Originally Posted by doublewing11
I came real close to purchasing the Noesis 212's..................but when reality set in, there was no way I was going to use their full capacity. In addition, I felt the Triads were much better sounding at moderate to high levels ie. quality of sound. Obviously, the Noesis can go much louder than most of Triad' lineup....................but why would you want too? It all came down to my own application..............
Don't get me wrong, the Noesis 212's are fantastic speakers, but I felt the Triad Golds were more to my liking.................go hear the differences yourself............and don't go by what others say.
Allow me to go off on a tangent here, and please, don't anyone take this the wrong way. There is a place for high-efficiency systems. I actually own one; a JBL 1,000-watt powered speaker that is rated at 135 dB at 1 meter. I use it for my Roland electronic drums, and I can get them louder than my Sonor/Zildjian acoustic set.
You may recall I've said many times that, in my opinion, the Triad Platinum LCR is the only speaker that will play that loud and sound that good. I still believe that. The reason this is an issue is it's much harder to get high-efficiency speakers to sound as good as proper speakers that are rated at 87 dB to 94 dB. There seems to be a real trade-off. There are many reasons for this, and I'm not going into them here, but if the maximum level you'll ever play your system at is 110 dB, you probably don't need a system that plays to 135 dB. And chances are very good that the 135 dB speaker doesn't sound as good. My JBL works great for my drums because there are times when it will be used in bigger rooms, or even outside, and a Triad system (although it would sound better
it wouldn't play loud enough for the application. But my JBL's definitely not high fidelity. Choosing a speaker is all about application.
A common technique used by hi-fi salespersons is to do an A/B comparison between two speakers. With the levels not matched, you will ALWAYS prefer the louder speaker, even though it may not be as accurate. This is why my demos were always done with levels of the two speakers matched. A speaker that was preferred without level matching usually lost once the levels were made the same. I always experienced the same puzzled look on customers' faces when they heard the 98 dB speaker they liked best level matched with a really good 90 dB speaker. Often I was accused of "funny business" because on a level playing field, the louder speaker no longer sounded better. This isn't to say that high-sensitivity speakers always sound worse, but quite often it's the case. Pro speakers generally sound worse, too. A band's P.A. system makes a lousy stereo, as I discovered 40 years ago when I hooked up my Voice of the Theater speakers to my home stereo. They were so harsh they could peel paint.

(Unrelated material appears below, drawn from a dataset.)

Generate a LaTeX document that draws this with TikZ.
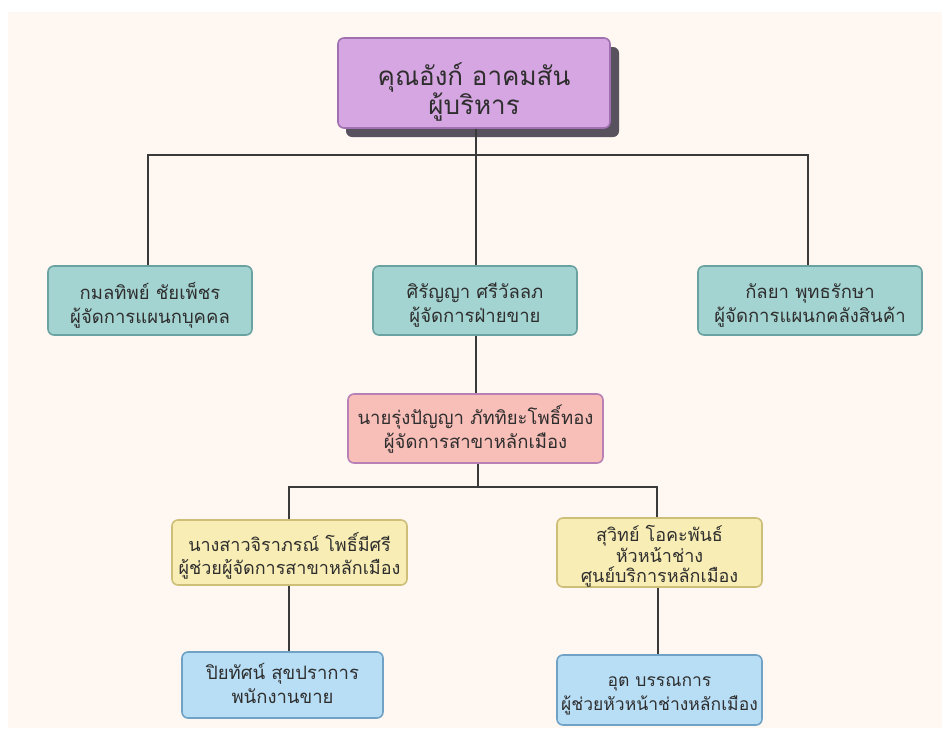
\documentclass[tikz,border=0pt]{standalone}
\usepackage{fontspec}
\newfontfamily\thai[Script=Thai]{Loma}
\definecolor{bgc}{HTML}{FFF8F2}
\definecolor{linec}{HTML}{3A3A3A}
\definecolor{txt}{HTML}{2E2E2E}
\definecolor{purpf}{HTML}{D6A6E2}
\definecolor{purpd}{HTML}{A070B0}
\definecolor{shad}{HTML}{57525E}
\definecolor{tealf}{HTML}{A4D4D2}
\definecolor{teald}{HTML}{6AA2A2}
\definecolor{pinkf}{HTML}{F8BEB8}
\definecolor{pinkd}{HTML}{B880B4}
\definecolor{yelf}{HTML}{F8EDB4}
\definecolor{yeld}{HTML}{CDBE78}
\definecolor{bluf}{HTML}{B8DEF6}
\definecolor{blud}{HTML}{70A2C6}
\tikzset{
  card/.style={draw, line width=1.6pt, rounded corners=6pt, inner sep=0pt},
  tealbox/.style={card, fill=tealf, draw=teald},
  pinkbox/.style={card, fill=pinkf, draw=pinkd},
  yelbox/.style={card, fill=yelf, draw=yeld},
  blubox/.style={card, fill=bluf, draw=blud},
  lbl/.style={align=center, text=txt, inner sep=0pt, font=\thai\fontsize{18.5}{24}\selectfont},
  conn/.style={draw=linec, line width=1.6pt},
}
\begin{document}
\begin{tikzpicture}[x=1pt,y=-1pt]
\useasboundingbox (0,0) rectangle (948,734);
\fill[white] (0,0) rectangle (948,734);
\fill[bgc] (8,12) rectangle (942,728);
\coordinate (j1) at (476,155);
\coordinate (j2) at (478,487);
% top box with shadow
\fill[shad, rounded corners=6pt] (346,47) rectangle (619,137);
\node[card, fill=purpf, draw=purpd, minimum width=272pt, minimum height=90pt] (top) at (474,83) {};
\node[lbl, font=\thai\fontsize{26}{29}\selectfont] (topt) at ([yshift=-9pt]top.center)
  {คุณอังก์ อาคมสัน\\ผู้บริหาร};
\node[tealbox, minimum width=204pt, minimum height=69pt] (b1) at (150,300.5) {};
\node[lbl] (b1t) at ([yshift=-5pt]b1.center) {กมลทิพย์ ชัยเพ็ชร\\ผู้จัดการแผนกบุคคล};
\node[tealbox, minimum width=204pt, minimum height=69pt] (b2) at (475,300.5) {};
\node[lbl] (b2t) at ([yshift=-5pt]b2.center) {ศิรัญญา ศรีวัลลภ\\ผู้จัดการฝ่ายขาย};
\node[tealbox, minimum width=224pt, minimum height=69pt] (b3) at (810,300.5) {};
\node[lbl] (b3t) at ([yshift=-5pt]b3.center) {กัลยา พุทธรักษา\\ผู้จัดการแผนกคลังสินค้า};
\node[pinkbox, minimum width=255pt, minimum height=69pt] (pk) at (475.5,428.5) {};
\node[lbl] (pkt) at ([yshift=-1pt]pk.center) {นายรุ่งปัญญา ภัททิยะโพธิ์ทอง\\ผู้จัดการสาขาหลักเมือง};
\node[yelbox, minimum width=235pt, minimum height=65pt] (y1) at (289.5,552.5) {};
\node[lbl, font=\thai\fontsize{18}{23}\selectfont] (y1t) at ([yshift=-3pt]y1.center) {นางสาวจิราภรณ์ โพธิ์มีศรี\\ผู้ช่วยผู้จัดการสาขาหลักเมือง};
\node[yelbox, minimum width=205pt, minimum height=69pt] (y2) at (659.5,552.5) {};
\node[lbl, font=\thai\fontsize{18}{20.5}\selectfont] (y2t) at ([yshift=-4pt]y2.center)
  {สุวิทย์ โอคะพันธ์\\หัวหน้าช่าง\\ศูนย์บริการหลักเมือง};
\node[blubox, minimum width=201pt, minimum height=66pt] (l1) at (282.5,685) {};
\node[lbl] (l1t) at ([yshift=2pt]l1.center) {ปิยทัศน์ สุขปราการ\\พนักงานขาย};
\node[blubox, minimum width=205pt, minimum height=70pt] (l2) at (659.5,690) {};
\node[lbl, font=\thai\fontsize{17.5}{23.5}\selectfont] (l2t) at ([yshift=-6pt]l2.center) {อุต บรรณการ\\ผู้ช่วยหัวหน้าช่างหลักเมือง};
\draw[conn] (top.south -| j1) -- (j1);
\draw[conn] (j1) -- (b2.north -| j1);
\draw[conn] (b1.north -| 148,0) |- (j1) -| (b3.north -| 808,0);
\draw[conn] (b2.south -| j1) -- (pk.north -| j1);
\draw[conn] (pk.south -| j2) -- (j2);
\draw[conn] (y1.north -| 289,0) |- (j2) -| (y2.north -| 657,0);
\draw[conn] (y1.south -| 289,0) -- (l1.north -| 289,0);
\draw[conn] (y2.south -| 658,0) -- (l2.north -| 658,0);
\end{tikzpicture}
\end{document}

Many high-efficiency designs sound very good, and I'll give kudos to Seaton Sound, JTR, Wisdom, and a few others. And in a larger room or when playback at the money seat has to be 120 dB, they're generally going to work better than Triad. It all depends upon the application and the budget. And in a venue where a high-horsepower speaker is needed, the expectations of the fidelity have to be tempered a bit.
I defer to the wisdom of the doublewing here. His observations are correct.